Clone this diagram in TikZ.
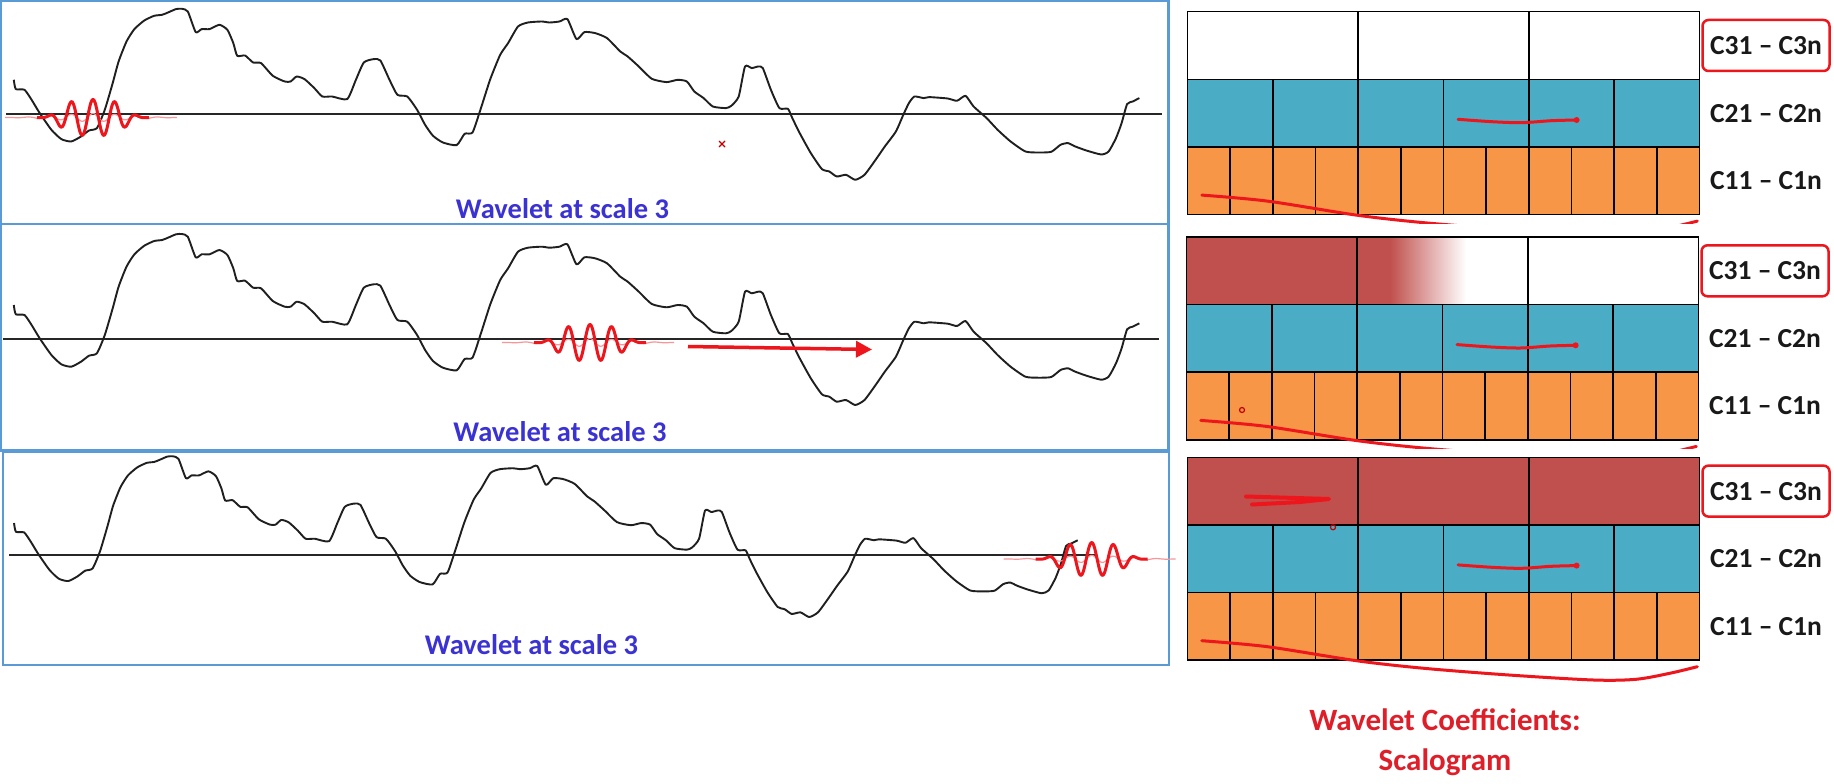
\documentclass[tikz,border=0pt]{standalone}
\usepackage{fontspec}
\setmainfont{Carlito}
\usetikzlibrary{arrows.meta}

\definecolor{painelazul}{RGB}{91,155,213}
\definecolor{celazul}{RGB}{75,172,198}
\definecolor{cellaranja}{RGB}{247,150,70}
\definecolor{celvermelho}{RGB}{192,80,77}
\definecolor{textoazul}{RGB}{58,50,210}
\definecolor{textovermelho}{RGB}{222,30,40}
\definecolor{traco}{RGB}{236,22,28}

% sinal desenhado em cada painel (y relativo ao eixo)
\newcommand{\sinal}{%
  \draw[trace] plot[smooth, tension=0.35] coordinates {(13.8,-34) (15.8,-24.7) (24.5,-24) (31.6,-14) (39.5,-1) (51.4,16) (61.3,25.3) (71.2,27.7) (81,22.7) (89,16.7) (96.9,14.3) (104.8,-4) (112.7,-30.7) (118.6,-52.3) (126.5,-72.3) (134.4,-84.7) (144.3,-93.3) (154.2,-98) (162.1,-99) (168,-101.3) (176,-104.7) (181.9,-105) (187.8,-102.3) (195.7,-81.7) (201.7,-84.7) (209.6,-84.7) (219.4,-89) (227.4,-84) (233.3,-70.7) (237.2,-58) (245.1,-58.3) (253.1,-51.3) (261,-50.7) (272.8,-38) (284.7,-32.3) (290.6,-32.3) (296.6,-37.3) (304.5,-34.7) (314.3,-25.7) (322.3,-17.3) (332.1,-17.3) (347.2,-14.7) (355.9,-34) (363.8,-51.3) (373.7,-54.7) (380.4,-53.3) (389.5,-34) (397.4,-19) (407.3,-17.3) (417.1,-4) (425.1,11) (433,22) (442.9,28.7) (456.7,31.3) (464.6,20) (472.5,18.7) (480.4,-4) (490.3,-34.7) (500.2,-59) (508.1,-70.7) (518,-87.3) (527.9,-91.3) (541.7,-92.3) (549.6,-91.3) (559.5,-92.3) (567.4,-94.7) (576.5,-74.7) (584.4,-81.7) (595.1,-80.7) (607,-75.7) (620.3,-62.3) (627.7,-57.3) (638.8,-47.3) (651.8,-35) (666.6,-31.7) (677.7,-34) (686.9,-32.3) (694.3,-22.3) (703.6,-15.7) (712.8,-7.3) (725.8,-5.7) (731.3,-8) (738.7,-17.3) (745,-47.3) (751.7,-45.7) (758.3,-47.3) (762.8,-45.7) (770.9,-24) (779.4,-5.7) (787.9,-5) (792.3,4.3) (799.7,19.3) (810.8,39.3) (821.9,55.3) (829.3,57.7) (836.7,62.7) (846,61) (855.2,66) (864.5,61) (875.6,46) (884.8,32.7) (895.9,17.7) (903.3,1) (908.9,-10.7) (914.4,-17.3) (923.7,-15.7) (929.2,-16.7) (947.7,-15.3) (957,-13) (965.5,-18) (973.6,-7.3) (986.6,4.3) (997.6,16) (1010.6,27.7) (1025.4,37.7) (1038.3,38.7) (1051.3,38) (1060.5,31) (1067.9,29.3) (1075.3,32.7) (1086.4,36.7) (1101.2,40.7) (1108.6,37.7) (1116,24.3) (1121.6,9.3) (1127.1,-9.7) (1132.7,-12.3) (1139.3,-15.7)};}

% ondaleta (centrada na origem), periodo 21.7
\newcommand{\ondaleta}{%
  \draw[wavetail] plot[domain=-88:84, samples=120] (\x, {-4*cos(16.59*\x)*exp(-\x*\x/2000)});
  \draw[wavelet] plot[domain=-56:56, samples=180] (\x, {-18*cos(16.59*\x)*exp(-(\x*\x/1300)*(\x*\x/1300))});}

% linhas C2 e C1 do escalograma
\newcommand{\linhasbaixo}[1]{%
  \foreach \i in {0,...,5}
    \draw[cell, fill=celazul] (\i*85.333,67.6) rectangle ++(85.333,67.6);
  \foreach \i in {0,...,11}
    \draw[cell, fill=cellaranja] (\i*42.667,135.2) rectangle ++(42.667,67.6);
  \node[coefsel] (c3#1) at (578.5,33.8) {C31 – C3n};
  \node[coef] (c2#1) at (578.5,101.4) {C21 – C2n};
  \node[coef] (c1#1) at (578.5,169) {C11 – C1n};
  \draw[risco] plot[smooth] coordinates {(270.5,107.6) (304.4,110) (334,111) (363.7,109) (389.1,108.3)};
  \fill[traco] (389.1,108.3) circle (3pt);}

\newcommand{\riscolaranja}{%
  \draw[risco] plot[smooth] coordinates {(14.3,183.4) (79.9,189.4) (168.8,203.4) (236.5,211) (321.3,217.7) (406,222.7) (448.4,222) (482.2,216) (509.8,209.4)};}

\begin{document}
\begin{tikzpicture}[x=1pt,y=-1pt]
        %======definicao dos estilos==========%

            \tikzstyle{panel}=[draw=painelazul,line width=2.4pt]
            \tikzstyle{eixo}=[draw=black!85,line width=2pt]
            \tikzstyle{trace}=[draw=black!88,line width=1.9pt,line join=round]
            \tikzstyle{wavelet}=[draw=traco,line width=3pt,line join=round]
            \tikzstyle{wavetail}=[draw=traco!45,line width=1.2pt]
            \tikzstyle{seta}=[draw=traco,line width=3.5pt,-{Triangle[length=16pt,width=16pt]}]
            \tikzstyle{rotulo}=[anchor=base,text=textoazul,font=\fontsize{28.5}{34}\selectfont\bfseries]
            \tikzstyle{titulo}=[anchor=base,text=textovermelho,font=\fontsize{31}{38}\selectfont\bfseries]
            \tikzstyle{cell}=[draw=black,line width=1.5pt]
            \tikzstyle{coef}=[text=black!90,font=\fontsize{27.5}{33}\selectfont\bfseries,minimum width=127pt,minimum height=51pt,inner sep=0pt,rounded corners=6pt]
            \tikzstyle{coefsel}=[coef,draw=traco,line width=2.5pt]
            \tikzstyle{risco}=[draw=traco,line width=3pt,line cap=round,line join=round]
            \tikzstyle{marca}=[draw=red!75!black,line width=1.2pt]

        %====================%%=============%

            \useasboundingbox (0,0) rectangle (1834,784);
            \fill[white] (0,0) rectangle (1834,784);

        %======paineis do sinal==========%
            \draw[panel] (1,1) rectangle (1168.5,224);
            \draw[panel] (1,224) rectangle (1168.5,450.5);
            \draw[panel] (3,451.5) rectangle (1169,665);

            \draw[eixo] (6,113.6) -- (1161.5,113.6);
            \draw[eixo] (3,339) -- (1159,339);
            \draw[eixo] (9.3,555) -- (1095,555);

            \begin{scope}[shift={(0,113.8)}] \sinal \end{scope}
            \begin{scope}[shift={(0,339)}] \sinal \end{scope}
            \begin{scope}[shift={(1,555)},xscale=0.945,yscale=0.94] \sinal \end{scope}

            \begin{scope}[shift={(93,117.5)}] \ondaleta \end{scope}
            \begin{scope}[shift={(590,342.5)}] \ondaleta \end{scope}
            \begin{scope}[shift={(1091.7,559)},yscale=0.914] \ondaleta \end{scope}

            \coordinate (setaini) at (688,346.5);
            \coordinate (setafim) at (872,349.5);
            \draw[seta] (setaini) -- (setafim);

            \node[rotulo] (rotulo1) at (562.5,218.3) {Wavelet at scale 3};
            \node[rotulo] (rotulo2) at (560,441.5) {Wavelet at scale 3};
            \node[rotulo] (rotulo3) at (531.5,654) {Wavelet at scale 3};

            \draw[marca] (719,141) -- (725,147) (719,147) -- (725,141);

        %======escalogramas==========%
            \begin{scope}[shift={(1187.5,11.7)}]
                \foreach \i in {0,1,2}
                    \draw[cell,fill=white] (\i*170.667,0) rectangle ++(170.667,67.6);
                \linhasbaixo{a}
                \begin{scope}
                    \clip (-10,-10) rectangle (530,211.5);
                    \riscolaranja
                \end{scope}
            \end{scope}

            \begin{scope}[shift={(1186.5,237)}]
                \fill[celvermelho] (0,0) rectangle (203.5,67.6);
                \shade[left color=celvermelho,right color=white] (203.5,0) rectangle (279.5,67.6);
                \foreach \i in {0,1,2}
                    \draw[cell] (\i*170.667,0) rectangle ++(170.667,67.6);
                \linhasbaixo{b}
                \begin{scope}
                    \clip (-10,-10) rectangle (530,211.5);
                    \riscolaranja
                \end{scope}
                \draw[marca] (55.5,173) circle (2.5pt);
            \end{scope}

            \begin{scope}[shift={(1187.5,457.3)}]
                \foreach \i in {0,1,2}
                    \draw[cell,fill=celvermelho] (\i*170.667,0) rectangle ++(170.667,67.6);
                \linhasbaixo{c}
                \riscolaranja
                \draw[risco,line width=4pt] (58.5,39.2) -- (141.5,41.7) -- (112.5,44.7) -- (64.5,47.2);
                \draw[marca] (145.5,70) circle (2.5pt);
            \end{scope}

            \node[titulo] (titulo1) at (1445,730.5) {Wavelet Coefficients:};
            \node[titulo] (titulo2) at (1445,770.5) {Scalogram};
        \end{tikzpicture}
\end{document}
# # # #
Brief =>
Give back exactly the lines from the first line of the data through the line with "plot[smooth, tension=0.35] coordinates", pictures excluded.

Finished exercise =>
Clone this diagram in TikZ.
\documentclass[tikz,border=0pt]{standalone}
\usepackage{fontspec}
\setmainfont{Carlito}
\usetikzlibrary{arrows.meta}

\definecolor{painelazul}{RGB}{91,155,213}
\definecolor{celazul}{RGB}{75,172,198}
\definecolor{cellaranja}{RGB}{247,150,70}
\definecolor{celvermelho}{RGB}{192,80,77}
\definecolor{textoazul}{RGB}{58,50,210}
\definecolor{textovermelho}{RGB}{222,30,40}
\definecolor{traco}{RGB}{236,22,28}

% sinal desenhado em cada painel (y relativo ao eixo)
\newcommand{\sinal}{%
  \draw[trace] plot[smooth, tension=0.35] coordinates {(13.8,-34) (15.8,-24.7) (24.5,-24) (31.6,-14) (39.5,-1) (51.4,16) (61.3,25.3) (71.2,27.7) (81,22.7) (89,16.7) (96.9,14.3) (104.8,-4) (112.7,-30.7) (118.6,-52.3) (126.5,-72.3) (134.4,-84.7) (144.3,-93.3) (154.2,-98) (162.1,-99) (168,-101.3) (176,-104.7) (181.9,-105) (187.8,-102.3) (195.7,-81.7) (201.7,-84.7) (209.6,-84.7) (219.4,-89) (227.4,-84) (233.3,-70.7) (237.2,-58) (245.1,-58.3) (253.1,-51.3) (261,-50.7) (272.8,-38) (284.7,-32.3) (290.6,-32.3) (296.6,-37.3) (304.5,-34.7) (314.3,-25.7) (322.3,-17.3) (332.1,-17.3) (347.2,-14.7) (355.9,-34) (363.8,-51.3) (373.7,-54.7) (380.4,-53.3) (389.5,-34) (397.4,-19) (407.3,-17.3) (417.1,-4) (425.1,11) (433,22) (442.9,28.7) (456.7,31.3) (464.6,20) (472.5,18.7) (480.4,-4) (490.3,-34.7) (500.2,-59) (508.1,-70.7) (518,-87.3) (527.9,-91.3) (541.7,-92.3) (549.6,-91.3) (559.5,-92.3) (567.4,-94.7) (576.5,-74.7) (584.4,-81.7) (595.1,-80.7) (607,-75.7) (620.3,-62.3) (627.7,-57.3) (638.8,-47.3) (651.8,-35) (666.6,-31.7) (677.7,-34) (686.9,-32.3) (694.3,-22.3) (703.6,-15.7) (712.8,-7.3) (725.8,-5.7) (731.3,-8) (738.7,-17.3) (745,-47.3) (751.7,-45.7) (758.3,-47.3) (762.8,-45.7) (770.9,-24) (779.4,-5.7) (787.9,-5) (792.3,4.3) (799.7,19.3) (810.8,39.3) (821.9,55.3) (829.3,57.7) (836.7,62.7) (846,61) (855.2,66) (864.5,61) (875.6,46) (884.8,32.7) (895.9,17.7) (903.3,1) (908.9,-10.7) (914.4,-17.3) (923.7,-15.7) (929.2,-16.7) (947.7,-15.3) (957,-13) (965.5,-18) (973.6,-7.3) (986.6,4.3) (997.6,16) (1010.6,27.7) (1025.4,37.7) (1038.3,38.7) (1051.3,38) (1060.5,31) (1067.9,29.3) (1075.3,32.7) (1086.4,36.7) (1101.2,40.7) (1108.6,37.7) (1116,24.3) (1121.6,9.3) (1127.1,-9.7) (1132.7,-12.3) (1139.3,-15.7)};}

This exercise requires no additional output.